» **YOUR OBJECTIVE**: Which lines come from the start of the records through the line that holds "4.84, 4.85, 4.84];"? Write them out word for word.

== INPUT ROWS ==

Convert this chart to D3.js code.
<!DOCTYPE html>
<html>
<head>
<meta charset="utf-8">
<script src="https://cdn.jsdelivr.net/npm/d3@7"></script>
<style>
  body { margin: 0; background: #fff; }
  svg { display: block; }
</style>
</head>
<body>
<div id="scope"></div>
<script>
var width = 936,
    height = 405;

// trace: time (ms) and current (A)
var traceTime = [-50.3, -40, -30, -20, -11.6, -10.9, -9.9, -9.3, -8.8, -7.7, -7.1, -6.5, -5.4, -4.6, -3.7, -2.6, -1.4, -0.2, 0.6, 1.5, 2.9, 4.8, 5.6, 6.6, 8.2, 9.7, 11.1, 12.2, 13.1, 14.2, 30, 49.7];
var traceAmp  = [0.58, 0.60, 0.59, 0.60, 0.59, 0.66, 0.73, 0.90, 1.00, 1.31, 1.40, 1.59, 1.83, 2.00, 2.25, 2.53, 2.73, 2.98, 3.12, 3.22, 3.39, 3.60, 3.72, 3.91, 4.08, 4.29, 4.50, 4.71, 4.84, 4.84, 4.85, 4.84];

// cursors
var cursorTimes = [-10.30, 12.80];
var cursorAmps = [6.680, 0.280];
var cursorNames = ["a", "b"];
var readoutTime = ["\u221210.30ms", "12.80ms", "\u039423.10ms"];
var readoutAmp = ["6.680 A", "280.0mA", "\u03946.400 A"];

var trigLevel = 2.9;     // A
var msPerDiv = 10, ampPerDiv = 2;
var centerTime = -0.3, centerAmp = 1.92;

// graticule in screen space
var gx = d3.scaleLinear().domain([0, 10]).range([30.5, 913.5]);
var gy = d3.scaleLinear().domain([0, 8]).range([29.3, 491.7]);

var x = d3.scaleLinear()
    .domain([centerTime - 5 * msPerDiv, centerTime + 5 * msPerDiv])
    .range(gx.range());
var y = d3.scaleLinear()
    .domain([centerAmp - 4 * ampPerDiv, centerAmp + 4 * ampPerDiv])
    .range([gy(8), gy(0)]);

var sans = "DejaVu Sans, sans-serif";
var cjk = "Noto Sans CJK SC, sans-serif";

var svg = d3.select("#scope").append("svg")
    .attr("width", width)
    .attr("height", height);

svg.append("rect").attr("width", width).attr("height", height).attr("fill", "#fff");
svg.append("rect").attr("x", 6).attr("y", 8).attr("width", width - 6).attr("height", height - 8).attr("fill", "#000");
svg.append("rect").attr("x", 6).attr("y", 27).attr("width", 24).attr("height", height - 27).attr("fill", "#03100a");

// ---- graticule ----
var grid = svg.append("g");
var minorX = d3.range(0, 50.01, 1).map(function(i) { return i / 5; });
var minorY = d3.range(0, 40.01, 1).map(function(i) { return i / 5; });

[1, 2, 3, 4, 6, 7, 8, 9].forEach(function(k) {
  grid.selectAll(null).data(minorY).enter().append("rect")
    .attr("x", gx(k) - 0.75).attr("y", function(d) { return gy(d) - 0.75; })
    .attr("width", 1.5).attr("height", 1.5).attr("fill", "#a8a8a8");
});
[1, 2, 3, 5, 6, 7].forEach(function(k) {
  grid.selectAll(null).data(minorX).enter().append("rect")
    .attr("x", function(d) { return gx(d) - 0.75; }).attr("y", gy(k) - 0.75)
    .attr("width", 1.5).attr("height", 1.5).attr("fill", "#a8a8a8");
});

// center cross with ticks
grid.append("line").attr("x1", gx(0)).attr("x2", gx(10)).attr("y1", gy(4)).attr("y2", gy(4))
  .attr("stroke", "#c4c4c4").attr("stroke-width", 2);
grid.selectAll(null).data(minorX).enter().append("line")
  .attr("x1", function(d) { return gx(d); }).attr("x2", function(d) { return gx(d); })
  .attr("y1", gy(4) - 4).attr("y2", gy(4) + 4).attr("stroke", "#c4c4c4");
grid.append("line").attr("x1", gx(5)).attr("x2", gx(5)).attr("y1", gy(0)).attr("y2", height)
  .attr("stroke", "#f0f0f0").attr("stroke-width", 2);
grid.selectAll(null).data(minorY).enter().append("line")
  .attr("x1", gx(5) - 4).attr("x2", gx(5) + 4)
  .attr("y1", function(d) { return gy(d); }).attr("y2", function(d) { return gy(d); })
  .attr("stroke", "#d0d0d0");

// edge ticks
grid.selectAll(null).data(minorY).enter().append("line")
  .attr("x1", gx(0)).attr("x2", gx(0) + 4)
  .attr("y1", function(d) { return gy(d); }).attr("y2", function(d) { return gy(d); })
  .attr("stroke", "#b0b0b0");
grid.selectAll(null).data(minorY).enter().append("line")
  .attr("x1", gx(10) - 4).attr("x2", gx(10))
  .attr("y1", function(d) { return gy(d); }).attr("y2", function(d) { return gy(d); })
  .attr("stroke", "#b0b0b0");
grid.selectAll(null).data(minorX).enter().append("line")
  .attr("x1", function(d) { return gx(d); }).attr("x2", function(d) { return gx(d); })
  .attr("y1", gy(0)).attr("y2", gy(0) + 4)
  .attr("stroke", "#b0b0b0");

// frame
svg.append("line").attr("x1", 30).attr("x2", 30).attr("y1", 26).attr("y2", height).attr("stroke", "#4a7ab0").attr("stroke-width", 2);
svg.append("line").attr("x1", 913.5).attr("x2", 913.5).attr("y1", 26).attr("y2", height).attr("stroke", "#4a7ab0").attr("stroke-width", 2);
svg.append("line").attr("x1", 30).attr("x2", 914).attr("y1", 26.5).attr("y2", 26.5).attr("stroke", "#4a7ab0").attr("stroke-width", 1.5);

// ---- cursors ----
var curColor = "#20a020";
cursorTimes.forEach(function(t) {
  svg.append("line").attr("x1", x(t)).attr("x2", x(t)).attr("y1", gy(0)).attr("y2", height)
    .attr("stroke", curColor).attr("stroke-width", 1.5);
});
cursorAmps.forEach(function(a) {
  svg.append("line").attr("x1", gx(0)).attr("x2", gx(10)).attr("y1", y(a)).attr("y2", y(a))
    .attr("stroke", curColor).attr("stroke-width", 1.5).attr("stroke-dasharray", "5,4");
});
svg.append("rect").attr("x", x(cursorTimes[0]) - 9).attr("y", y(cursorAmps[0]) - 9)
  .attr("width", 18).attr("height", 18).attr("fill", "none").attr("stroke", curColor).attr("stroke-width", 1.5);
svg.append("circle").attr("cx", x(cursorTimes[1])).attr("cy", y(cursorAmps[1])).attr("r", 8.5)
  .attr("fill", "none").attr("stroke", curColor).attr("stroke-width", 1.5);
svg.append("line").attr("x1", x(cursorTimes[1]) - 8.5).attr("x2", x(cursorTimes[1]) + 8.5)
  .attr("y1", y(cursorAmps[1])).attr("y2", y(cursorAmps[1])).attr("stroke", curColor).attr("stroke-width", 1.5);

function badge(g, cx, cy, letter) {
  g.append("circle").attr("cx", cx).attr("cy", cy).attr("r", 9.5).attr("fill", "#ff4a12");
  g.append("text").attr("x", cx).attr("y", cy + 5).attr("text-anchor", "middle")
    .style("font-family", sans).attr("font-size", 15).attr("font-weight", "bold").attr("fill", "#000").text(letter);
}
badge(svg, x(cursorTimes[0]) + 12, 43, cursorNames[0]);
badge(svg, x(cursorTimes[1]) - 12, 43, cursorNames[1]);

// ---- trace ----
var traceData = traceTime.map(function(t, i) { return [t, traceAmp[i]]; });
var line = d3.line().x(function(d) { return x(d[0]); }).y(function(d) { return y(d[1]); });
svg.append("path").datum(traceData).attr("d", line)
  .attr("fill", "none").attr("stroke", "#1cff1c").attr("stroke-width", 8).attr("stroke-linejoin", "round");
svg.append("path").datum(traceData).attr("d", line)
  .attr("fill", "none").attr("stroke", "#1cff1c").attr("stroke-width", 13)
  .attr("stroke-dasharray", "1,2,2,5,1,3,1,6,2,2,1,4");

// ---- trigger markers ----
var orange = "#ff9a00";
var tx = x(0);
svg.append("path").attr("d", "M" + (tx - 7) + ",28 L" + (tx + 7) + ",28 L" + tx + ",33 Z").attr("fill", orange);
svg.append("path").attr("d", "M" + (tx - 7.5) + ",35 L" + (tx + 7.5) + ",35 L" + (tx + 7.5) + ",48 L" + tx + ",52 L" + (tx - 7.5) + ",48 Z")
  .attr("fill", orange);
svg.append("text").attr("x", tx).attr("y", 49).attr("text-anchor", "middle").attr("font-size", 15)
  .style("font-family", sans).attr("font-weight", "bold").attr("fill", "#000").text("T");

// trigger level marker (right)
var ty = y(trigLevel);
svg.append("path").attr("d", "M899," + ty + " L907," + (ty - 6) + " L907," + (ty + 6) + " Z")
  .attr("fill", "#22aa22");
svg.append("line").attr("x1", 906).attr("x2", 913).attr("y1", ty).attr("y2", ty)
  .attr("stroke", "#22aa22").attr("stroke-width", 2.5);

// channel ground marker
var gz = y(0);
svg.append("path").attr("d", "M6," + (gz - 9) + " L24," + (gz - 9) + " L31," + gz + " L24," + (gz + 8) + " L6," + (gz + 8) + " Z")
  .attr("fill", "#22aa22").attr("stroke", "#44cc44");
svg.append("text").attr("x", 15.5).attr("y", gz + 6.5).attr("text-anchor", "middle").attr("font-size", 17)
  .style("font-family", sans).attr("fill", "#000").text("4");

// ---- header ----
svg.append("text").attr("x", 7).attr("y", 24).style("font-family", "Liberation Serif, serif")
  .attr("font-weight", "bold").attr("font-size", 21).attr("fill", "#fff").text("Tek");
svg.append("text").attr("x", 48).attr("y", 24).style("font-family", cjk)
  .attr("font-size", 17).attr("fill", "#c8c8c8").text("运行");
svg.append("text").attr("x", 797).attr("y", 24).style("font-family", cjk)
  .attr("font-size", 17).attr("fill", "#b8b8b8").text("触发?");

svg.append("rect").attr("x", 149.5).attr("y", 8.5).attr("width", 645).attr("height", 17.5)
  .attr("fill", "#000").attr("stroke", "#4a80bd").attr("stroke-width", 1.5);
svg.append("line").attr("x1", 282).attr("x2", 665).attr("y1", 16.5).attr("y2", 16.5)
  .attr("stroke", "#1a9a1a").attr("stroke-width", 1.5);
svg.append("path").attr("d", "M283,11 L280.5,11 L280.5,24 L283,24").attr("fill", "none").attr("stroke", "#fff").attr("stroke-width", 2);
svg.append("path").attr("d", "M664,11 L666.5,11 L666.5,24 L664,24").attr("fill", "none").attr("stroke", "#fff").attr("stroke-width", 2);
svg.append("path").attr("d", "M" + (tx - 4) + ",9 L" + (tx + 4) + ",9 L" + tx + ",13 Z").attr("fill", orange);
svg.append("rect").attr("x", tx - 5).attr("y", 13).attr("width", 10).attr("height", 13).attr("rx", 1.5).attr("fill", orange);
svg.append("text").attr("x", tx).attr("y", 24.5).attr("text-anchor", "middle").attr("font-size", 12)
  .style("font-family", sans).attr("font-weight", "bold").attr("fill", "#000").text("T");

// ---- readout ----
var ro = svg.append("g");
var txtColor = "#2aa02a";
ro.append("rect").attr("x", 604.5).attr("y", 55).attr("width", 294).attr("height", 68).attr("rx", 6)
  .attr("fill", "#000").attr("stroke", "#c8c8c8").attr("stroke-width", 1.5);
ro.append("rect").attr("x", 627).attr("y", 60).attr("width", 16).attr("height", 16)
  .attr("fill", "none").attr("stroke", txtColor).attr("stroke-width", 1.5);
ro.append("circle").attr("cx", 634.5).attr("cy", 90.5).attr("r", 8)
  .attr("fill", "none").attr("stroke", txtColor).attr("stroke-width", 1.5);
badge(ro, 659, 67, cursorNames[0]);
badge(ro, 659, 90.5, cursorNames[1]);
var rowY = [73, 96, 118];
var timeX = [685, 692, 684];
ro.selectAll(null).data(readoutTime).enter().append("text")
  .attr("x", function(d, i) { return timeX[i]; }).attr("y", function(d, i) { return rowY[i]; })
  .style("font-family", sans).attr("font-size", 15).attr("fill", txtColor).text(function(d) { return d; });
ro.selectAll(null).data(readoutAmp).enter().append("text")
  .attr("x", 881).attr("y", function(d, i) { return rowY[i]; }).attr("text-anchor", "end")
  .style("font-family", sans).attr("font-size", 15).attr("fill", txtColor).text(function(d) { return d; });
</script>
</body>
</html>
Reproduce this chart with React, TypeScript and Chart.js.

===

» **ANSWER TO THIS EXERCISE**:
Convert this chart to D3.js code.
<!DOCTYPE html>
<html>
<head>
<meta charset="utf-8">
<script src="https://cdn.jsdelivr.net/npm/d3@7"></script>
<style>
  body { margin: 0; background: #fff; }
  svg { display: block; }
</style>
</head>
<body>
<div id="scope"></div>
<script>
var width = 936,
    height = 405;

// trace: time (ms) and current (A)
var traceTime = [-50.3, -40, -30, -20, -11.6, -10.9, -9.9, -9.3, -8.8, -7.7, -7.1, -6.5, -5.4, -4.6, -3.7, -2.6, -1.4, -0.2, 0.6, 1.5, 2.9, 4.8, 5.6, 6.6, 8.2, 9.7, 11.1, 12.2, 13.1, 14.2, 30, 49.7];
var traceAmp  = [0.58, 0.60, 0.59, 0.60, 0.59, 0.66, 0.73, 0.90, 1.00, 1.31, 1.40, 1.59, 1.83, 2.00, 2.25, 2.53, 2.73, 2.98, 3.12, 3.22, 3.39, 3.60, 3.72, 3.91, 4.08, 4.29, 4.50, 4.71, 4.84, 4.84, 4.85, 4.84];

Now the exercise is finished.